In FIG. 2 a double displacement pump 40 is air pressure driven. Air under pressure is passed at 41 through and air pressure regulator 42 and through a valve 43 to the pump 40. Typical air pressure is about 80 psi. The pump includes a housing 44 and two chambers 45 and 46. Diaphragms 42, 48 divide the chambers into sub-chambers 45a and 45b, and 46a and 46b. The diaphragms are interconnected at 49 so that they reciprocated together. Air pressure is admitted to the two sub-chambers 45a and 46a alternately, to effect such reciprocation. See valves 82 and 83.
Water is supplied via line 50, valve 51 and lines 51a and 51b to the sub-chambers 45a and 45b alternately, and pumped from such chambers via lines 52 and 53 to a line 54 leading via valve 55 to a mixer at 56; at the latter, water, with chemical added in correct ration, mixes with pressurized air to produce foam in line 57, and added to a concrete mix at the batching plant, and for delivery to a job site. Note air supply from check valve 43 to adjustable valve 43a. Also, discharged air from chambers 46a and 46b flows via valve 83 and line 96 to valve 43a and 56. The pressurized air added to the water and chemical mix, under pressure, causes sub-division of the mix into droplets in a confined flowing stream, which expands the droplets into foam. Excess water flows from line 54 via check valve 90 and line 91 to feed a water batch line 92 supply to lines 51a and 51b.
A metered amount of foam producing chemical is supplied to water in sub-chamber 45b of the pump, via line 59. Such metering of the chemical is controlled by stroking of the pump diaphragm 42. For this purpose, chemical is supplied as at 60 to flow via line 61, valve 62, line 63 and valve 79 to the left chamber 64 as a piston 66 moves to the right in cylinder 67. Thus, enlargement of chamber 64 produces suction action to draw chemical into that chamber 64. In this regard, piston 66 is drawn to the right by withdrawal of water from right chamber 68, as pump diaphragm 48 moves to the left, there being a water line 69 connecting chamber 68 with pump sub chamber 46b.

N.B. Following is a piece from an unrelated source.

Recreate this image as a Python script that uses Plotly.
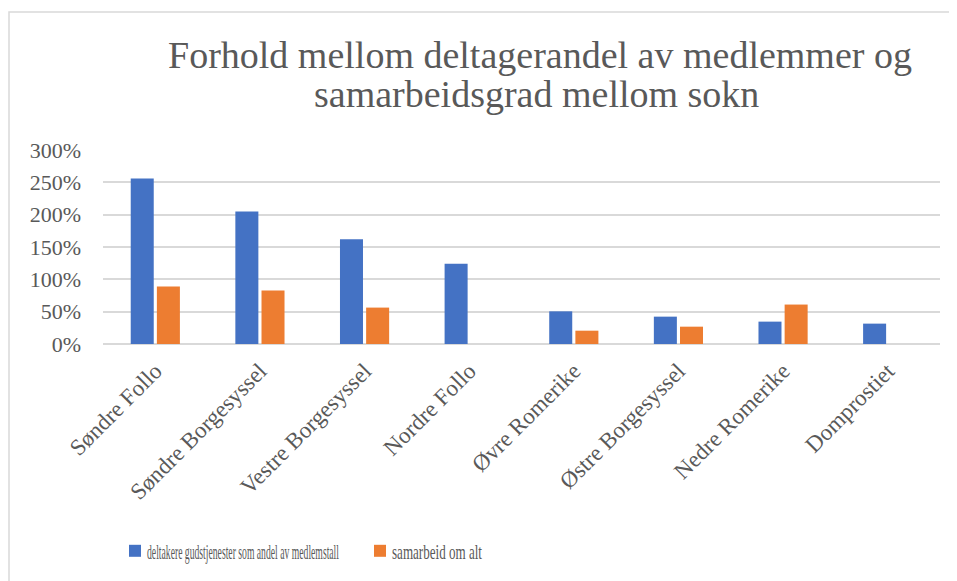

Water also enters sub chamber 46b via line 51b at such time.
When diaphragm 48 moves to the right, water under pressure is ejected from sub-chamber 46b to flow to chamber 68, and also to flow at 53 to line 54, as described above.
As piston 61 moves to the left, in response to pressurized water flow to right chamber 68, chemical is discharged from left chamber 64 to flow via valve 70 line 71, valve 72, line 73, and valve 74 to line 59 and sub-chamber 45b, as described above. Chemical is also pumped via line 76 to a sight glass 77, for visual inspection of chemical quantity (i.e. to assure that chemical is always in supply at correct amount), and re-circulation at 78 to line 63.
Each time piston 66 moves to the right, a piston rod 80 extending from the cylinder 67 activates a switch arm 81 to engage a contact 82, for producing a pulse feed to a computer indicated at 83. The latter counts the pulses, and derives a rate of chemical flow to the apparatus. If the rate is above a pre-set range, the computer re-sets, i.e. lowers, the regulated air pressure delivery, via regulator 42, to the pump, to reduce the rate of foam production; and if the pulse rate is too low, the regulated air pressure is increased to increase the rate of foam production. This adjustment may be made manually.